Shelach and Drucker revealed that Sharon sought out a top IDF general to be a mole in the IDF General Staff. The authors refused to divulge the name of the general whom Sharon asked to be his "plant." They said, "The general himself told us that Sharon asked him to agree to report back to him on the goings-on in the General Staff... All along, Sharon was unhappy with the army, and always tried to form direct channels of communication [in this way]..."
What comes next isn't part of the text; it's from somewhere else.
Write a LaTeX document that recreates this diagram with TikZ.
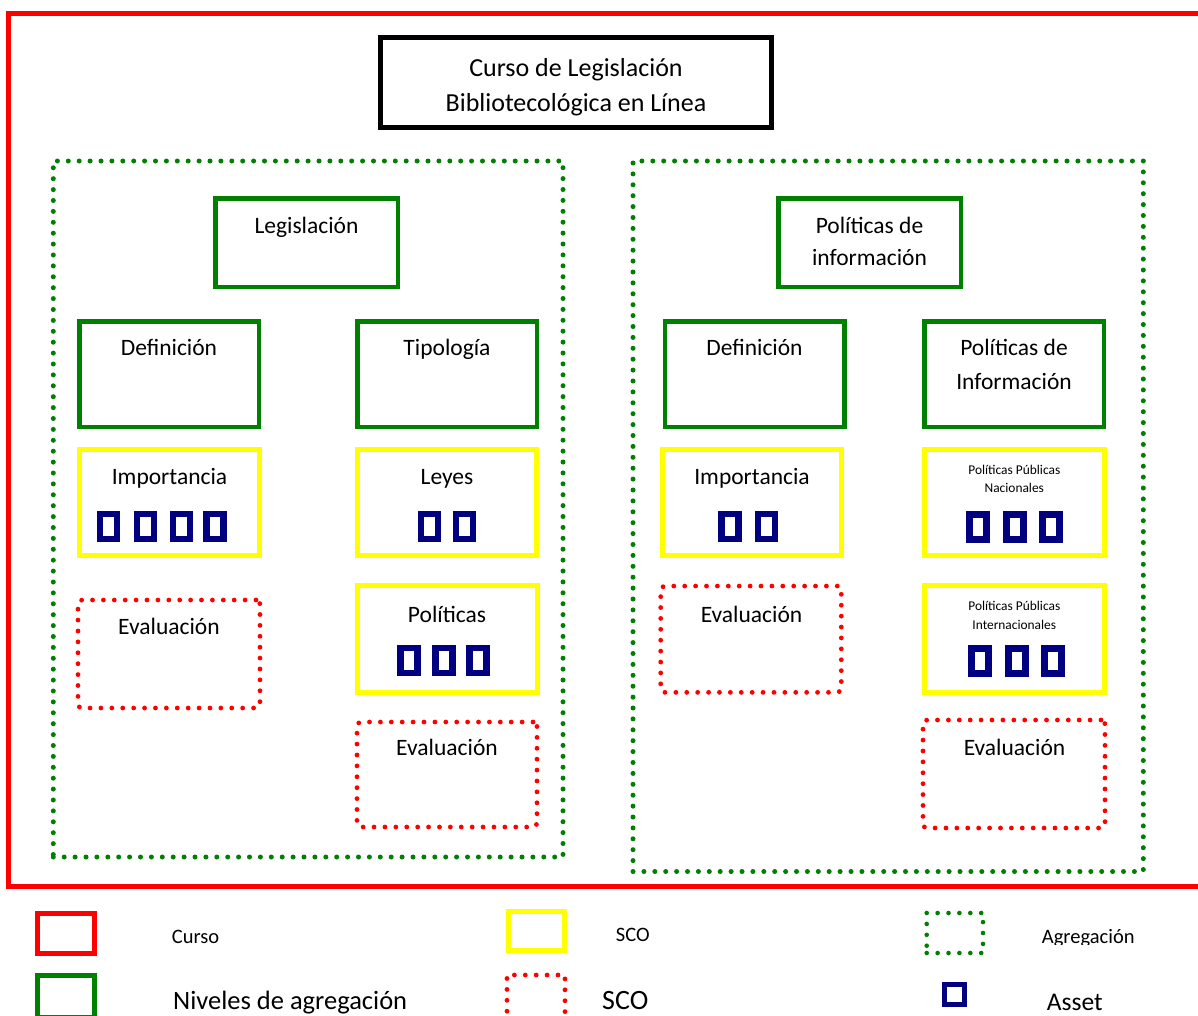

They said that many top officers, such as former Chief of Staff Mofaz, Intelligence Chief Ze'evi-Farkash, and others, were originally very much against the disengagement plan. "Several months before Sharon's adoption of the Disengagement Plan, there was a deliberation amidst the top brass of the IDF in the presence of the Chief of Staff. Many options were presented. One of the options was unilateral disengagement from Gaza. There was unanimous agreement regarding the idea: absolutely no. Mofaz said at the beginning, 'Whoever supports a unilateral retreat, apparently wasn't here for the last two and a half years,' and Farkash said it would be a catastrophe, and the head of IDF Research said it would be the worst thing... but after several months, when they saw that Sharon was so strongly in favor, they amazingly all fell in line and backed it..."
"We have a very biting claim," Drucker concluded. "In the past four and a half years, there were many opportunities to end or change the course of the intifada, but because of the way decisions were made, these chances were missed, and the bottom line - it's terrible to say - is that there were many people who were killed [by terrorists during the Oslo War] in vain."